# start of Information shown
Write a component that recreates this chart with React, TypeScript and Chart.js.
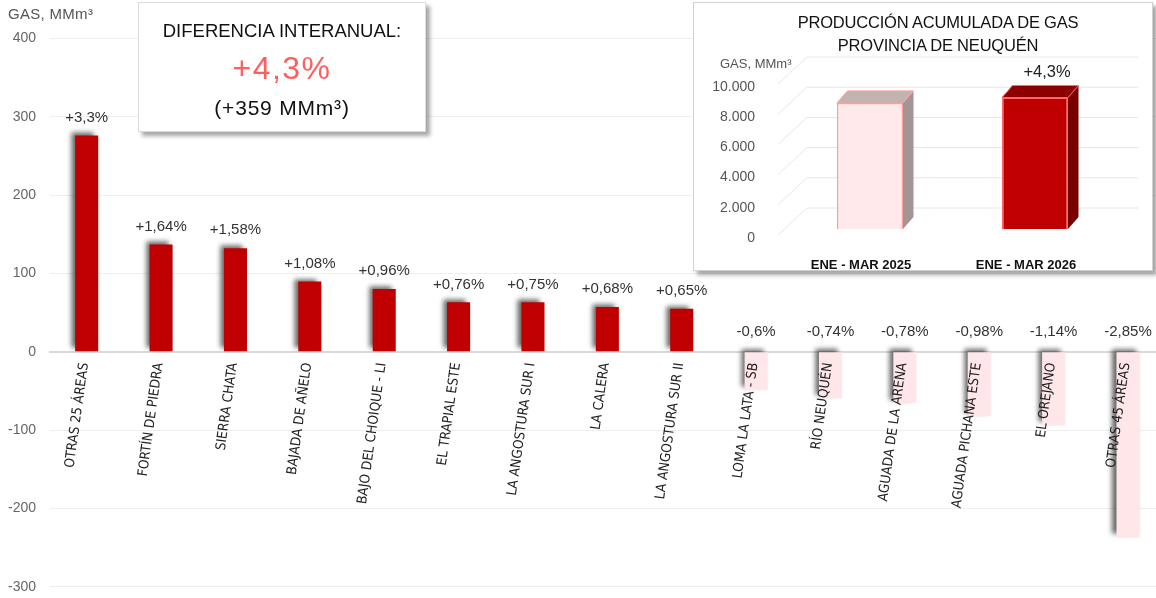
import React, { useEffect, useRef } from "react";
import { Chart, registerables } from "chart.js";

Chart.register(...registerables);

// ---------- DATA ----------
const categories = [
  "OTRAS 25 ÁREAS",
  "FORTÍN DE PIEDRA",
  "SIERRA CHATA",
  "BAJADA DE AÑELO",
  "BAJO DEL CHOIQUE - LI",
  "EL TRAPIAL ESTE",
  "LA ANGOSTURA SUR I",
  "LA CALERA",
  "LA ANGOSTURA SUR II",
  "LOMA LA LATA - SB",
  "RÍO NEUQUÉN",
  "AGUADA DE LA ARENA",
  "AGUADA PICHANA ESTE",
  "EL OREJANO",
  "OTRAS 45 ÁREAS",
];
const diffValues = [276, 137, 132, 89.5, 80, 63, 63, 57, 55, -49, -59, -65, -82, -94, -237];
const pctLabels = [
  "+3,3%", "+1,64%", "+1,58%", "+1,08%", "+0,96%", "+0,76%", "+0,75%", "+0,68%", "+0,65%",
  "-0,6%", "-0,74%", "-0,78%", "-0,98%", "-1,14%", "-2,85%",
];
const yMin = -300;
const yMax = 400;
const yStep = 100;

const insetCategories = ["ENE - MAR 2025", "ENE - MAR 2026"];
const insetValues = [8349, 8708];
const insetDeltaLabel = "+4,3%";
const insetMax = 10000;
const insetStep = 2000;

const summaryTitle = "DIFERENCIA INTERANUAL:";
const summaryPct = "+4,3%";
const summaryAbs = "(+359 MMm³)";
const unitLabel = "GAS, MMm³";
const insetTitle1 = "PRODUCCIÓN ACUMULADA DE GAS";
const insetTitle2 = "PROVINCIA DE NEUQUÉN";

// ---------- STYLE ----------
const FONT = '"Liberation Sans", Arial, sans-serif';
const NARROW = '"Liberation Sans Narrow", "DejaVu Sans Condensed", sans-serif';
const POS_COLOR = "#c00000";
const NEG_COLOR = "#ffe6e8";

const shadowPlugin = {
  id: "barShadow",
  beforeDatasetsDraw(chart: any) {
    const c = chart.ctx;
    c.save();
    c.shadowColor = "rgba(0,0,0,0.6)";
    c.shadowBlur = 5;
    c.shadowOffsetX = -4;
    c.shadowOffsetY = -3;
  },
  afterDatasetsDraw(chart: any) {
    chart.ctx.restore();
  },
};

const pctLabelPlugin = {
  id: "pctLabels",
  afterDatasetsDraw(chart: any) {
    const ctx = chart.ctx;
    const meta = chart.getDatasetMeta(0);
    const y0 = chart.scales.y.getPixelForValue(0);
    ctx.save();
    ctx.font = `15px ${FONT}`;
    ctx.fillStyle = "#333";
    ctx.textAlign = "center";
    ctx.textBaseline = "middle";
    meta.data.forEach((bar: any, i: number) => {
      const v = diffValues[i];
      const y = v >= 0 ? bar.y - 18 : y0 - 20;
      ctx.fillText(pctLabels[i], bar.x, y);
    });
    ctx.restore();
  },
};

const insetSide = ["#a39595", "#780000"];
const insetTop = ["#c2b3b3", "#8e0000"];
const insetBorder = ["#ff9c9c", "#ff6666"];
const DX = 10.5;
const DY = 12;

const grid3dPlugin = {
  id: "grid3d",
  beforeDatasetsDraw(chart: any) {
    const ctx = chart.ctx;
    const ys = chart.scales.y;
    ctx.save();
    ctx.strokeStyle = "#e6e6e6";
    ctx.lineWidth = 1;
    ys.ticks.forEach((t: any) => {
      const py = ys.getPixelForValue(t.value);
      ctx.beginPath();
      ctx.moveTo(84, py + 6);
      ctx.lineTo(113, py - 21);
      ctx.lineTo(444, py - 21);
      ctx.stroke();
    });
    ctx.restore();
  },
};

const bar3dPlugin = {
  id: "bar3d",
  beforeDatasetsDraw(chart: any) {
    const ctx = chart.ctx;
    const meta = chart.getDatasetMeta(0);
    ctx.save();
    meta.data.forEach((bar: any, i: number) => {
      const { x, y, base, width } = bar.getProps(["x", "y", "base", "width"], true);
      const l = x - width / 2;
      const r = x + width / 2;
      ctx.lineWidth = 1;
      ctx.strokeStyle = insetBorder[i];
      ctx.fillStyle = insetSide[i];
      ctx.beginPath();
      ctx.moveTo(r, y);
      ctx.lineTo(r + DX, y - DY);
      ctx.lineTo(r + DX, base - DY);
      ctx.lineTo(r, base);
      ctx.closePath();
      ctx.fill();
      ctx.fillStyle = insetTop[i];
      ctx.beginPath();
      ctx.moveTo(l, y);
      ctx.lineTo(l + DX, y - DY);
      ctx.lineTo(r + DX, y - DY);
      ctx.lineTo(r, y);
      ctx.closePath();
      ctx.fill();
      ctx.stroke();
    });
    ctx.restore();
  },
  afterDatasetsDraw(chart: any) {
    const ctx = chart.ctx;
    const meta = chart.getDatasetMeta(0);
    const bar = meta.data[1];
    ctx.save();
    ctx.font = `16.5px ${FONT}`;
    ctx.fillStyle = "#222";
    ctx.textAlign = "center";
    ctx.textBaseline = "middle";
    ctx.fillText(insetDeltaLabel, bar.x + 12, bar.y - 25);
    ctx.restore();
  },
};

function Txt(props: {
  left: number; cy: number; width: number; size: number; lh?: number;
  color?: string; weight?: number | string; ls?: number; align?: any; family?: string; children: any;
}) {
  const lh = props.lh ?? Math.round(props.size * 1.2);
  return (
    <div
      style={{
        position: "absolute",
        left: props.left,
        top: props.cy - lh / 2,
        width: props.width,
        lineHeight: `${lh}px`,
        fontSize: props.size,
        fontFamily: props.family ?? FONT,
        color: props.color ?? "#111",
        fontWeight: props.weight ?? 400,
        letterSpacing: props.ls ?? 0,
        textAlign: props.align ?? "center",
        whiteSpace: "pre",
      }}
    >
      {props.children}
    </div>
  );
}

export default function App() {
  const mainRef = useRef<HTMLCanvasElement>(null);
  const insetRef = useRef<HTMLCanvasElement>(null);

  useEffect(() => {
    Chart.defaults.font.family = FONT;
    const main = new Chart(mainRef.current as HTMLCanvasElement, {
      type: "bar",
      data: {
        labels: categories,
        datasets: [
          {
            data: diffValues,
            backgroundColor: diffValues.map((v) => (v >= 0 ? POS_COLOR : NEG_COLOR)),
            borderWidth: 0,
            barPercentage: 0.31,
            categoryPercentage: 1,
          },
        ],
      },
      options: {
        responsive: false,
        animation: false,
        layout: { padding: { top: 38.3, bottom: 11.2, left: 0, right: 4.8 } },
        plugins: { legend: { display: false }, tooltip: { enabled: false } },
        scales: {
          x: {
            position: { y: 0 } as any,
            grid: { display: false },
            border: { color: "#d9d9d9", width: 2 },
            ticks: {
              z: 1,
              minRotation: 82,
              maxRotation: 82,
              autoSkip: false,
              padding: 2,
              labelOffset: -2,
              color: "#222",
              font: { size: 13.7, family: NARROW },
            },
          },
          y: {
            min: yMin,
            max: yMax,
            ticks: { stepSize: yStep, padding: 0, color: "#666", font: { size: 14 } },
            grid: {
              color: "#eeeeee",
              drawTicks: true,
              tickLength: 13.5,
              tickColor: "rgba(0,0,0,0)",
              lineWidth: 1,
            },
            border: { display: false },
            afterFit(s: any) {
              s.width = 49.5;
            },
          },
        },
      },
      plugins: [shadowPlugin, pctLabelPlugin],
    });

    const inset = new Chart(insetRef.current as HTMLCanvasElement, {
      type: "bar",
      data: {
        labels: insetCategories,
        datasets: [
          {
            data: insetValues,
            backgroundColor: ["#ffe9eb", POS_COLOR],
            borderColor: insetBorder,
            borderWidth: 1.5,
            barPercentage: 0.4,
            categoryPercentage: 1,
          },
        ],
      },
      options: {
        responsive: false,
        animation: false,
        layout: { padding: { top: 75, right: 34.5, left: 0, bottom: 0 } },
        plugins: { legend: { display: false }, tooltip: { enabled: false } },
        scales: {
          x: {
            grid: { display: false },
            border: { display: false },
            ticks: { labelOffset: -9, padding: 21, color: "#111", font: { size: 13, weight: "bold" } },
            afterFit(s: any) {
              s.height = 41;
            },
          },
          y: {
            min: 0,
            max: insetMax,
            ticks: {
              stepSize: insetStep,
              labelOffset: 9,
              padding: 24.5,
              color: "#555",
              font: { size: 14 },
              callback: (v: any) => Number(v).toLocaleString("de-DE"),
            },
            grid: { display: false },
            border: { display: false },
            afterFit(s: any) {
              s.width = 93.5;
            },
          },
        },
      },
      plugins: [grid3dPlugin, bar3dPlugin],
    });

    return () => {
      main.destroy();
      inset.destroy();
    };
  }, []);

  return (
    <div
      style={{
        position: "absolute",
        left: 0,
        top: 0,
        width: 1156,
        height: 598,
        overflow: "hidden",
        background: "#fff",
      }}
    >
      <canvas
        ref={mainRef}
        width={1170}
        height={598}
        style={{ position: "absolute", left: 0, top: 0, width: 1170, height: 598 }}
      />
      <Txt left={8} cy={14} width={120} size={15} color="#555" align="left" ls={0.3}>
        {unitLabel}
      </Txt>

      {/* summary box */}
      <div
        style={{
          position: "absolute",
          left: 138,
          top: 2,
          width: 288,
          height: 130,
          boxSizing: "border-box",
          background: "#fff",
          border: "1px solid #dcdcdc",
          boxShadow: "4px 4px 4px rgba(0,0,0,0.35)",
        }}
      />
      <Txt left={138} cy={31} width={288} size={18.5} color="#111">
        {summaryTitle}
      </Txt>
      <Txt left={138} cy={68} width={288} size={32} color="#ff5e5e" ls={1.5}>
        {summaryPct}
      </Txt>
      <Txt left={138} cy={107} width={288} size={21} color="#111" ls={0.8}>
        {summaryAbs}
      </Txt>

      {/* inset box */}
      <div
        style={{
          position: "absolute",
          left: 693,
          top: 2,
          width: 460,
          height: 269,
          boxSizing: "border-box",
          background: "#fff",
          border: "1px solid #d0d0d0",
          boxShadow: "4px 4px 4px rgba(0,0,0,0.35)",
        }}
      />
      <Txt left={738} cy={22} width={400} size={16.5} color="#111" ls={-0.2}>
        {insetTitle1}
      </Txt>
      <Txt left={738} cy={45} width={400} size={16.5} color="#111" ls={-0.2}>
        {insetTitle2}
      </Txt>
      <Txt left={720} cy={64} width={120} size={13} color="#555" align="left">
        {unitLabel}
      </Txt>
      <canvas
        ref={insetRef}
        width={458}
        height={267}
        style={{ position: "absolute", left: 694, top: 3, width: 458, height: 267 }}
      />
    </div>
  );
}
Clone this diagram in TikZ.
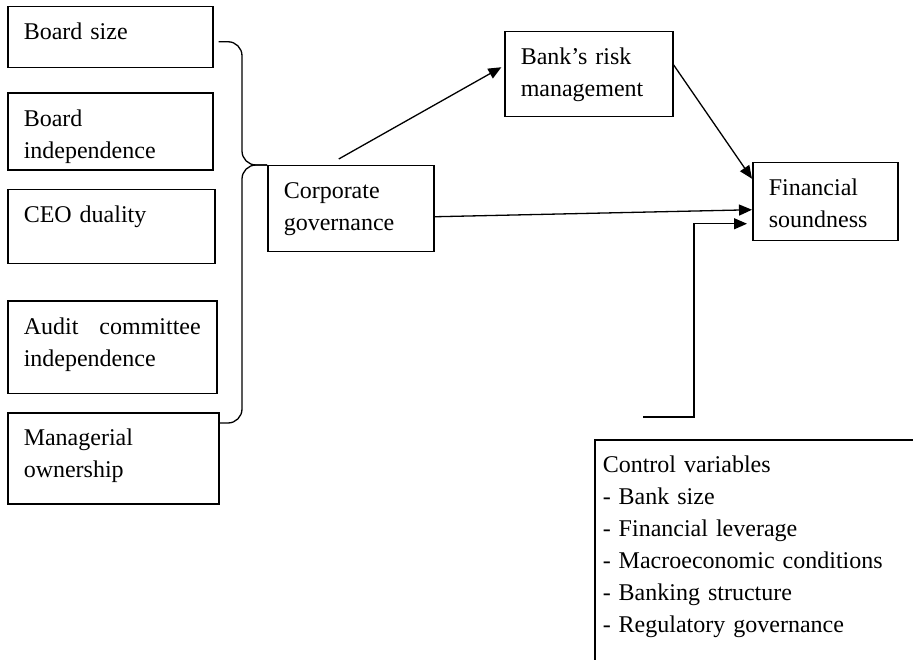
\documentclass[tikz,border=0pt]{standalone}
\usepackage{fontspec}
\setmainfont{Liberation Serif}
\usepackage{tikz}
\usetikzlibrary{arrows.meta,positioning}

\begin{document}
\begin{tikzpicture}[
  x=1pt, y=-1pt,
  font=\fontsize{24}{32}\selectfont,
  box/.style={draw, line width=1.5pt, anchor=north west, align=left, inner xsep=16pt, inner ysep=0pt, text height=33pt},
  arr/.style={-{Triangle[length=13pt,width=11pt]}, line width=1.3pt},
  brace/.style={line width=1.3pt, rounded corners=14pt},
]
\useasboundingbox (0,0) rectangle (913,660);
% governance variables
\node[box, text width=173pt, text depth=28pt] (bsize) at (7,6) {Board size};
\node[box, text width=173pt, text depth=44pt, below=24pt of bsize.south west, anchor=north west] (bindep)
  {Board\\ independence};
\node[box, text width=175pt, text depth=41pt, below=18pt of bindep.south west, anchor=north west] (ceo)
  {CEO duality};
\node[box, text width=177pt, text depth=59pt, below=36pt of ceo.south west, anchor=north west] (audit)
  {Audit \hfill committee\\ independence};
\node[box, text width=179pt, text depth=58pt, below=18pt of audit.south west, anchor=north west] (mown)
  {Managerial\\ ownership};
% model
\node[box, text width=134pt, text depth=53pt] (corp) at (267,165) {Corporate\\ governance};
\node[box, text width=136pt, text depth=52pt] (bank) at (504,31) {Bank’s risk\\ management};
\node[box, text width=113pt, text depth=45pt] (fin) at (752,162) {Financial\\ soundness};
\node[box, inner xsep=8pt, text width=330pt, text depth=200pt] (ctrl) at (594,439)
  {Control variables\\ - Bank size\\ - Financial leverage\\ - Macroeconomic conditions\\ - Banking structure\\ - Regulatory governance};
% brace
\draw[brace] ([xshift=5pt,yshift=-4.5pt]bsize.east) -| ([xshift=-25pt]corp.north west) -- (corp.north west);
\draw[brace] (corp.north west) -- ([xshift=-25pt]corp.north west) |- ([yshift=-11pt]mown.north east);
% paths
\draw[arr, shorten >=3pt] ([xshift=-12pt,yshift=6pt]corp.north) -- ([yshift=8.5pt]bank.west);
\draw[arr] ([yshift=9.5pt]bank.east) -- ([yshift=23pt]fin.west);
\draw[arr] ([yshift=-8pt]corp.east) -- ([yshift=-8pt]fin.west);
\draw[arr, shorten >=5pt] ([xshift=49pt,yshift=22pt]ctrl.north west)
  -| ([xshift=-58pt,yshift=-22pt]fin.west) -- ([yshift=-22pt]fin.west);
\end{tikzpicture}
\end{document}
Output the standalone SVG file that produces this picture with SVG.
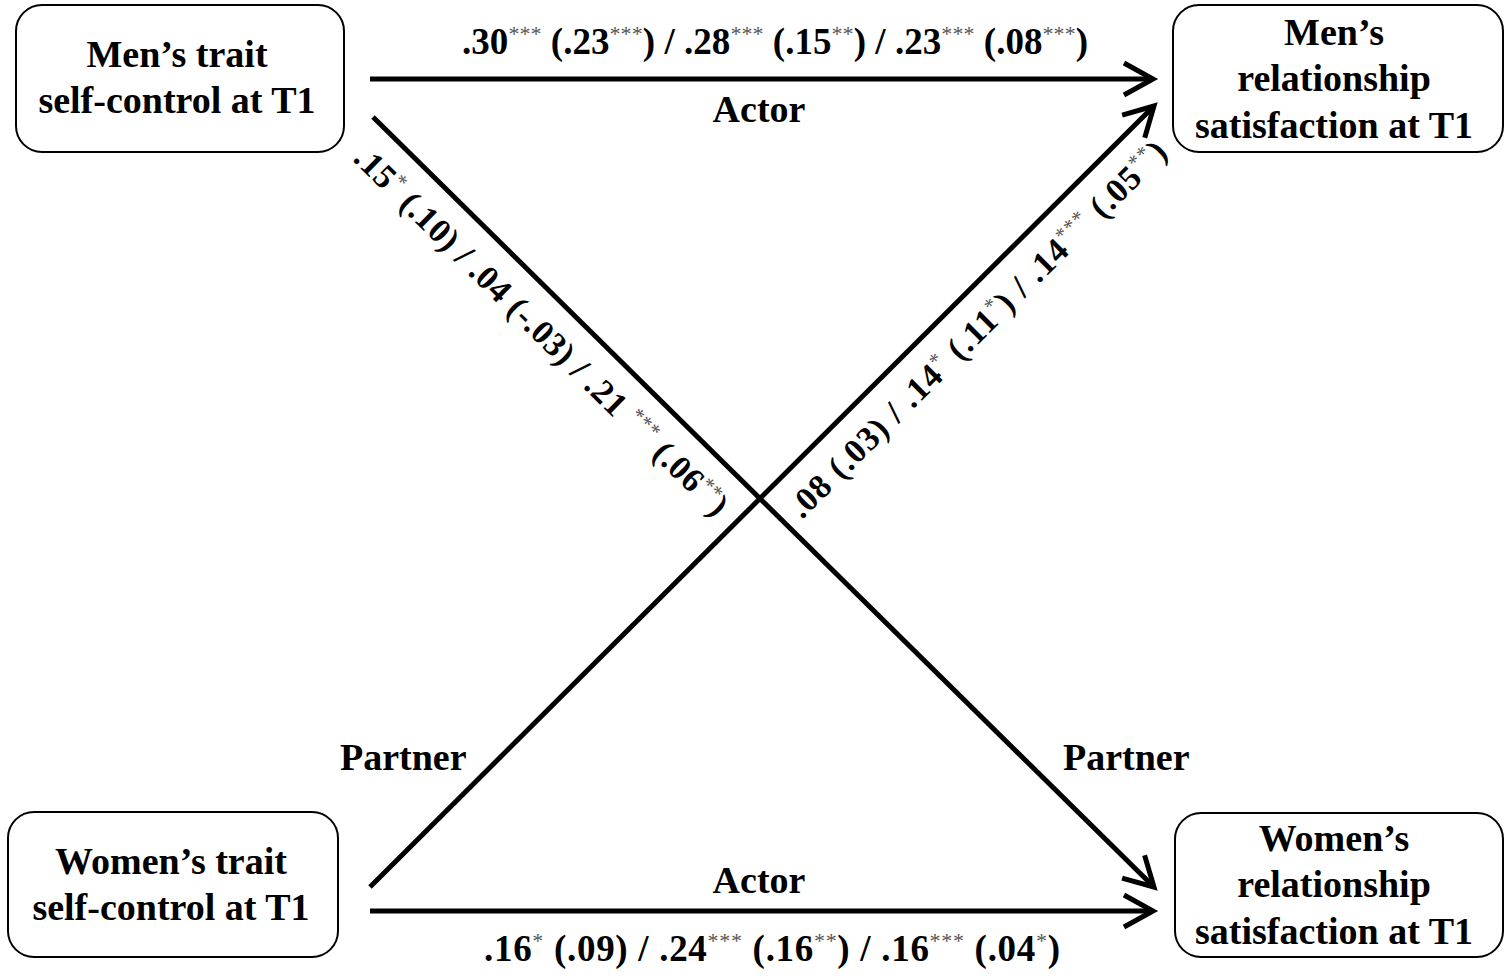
# end of Information shown
Work instructions :: Look at the listing and set down only the lines from its start through the line with "const insetStep = 2000;", word for word and without pictures.

Written response ::
Write a component that recreates this chart with React, TypeScript and Chart.js.
import React, { useEffect, useRef } from "react";
import { Chart, registerables } from "chart.js";

Chart.register(...registerables);

// ---------- DATA ----------
const categories = [
  "OTRAS 25 ÁREAS",
  "FORTÍN DE PIEDRA",
  "SIERRA CHATA",
  "BAJADA DE AÑELO",
  "BAJO DEL CHOIQUE - LI",
  "EL TRAPIAL ESTE",
  "LA ANGOSTURA SUR I",
  "LA CALERA",
  "LA ANGOSTURA SUR II",
  "LOMA LA LATA - SB",
  "RÍO NEUQUÉN",
  "AGUADA DE LA ARENA",
  "AGUADA PICHANA ESTE",
  "EL OREJANO",
  "OTRAS 45 ÁREAS",
];
const diffValues = [276, 137, 132, 89.5, 80, 63, 63, 57, 55, -49, -59, -65, -82, -94, -237];
const pctLabels = [
  "+3,3%", "+1,64%", "+1,58%", "+1,08%", "+0,96%", "+0,76%", "+0,75%", "+0,68%", "+0,65%",
  "-0,6%", "-0,74%", "-0,78%", "-0,98%", "-1,14%", "-2,85%",
];
const yMin = -300;
const yMax = 400;
const yStep = 100;

const insetCategories = ["ENE - MAR 2025", "ENE - MAR 2026"];
const insetValues = [8349, 8708];
const insetDeltaLabel = "+4,3%";
const insetMax = 10000;
const insetStep = 2000;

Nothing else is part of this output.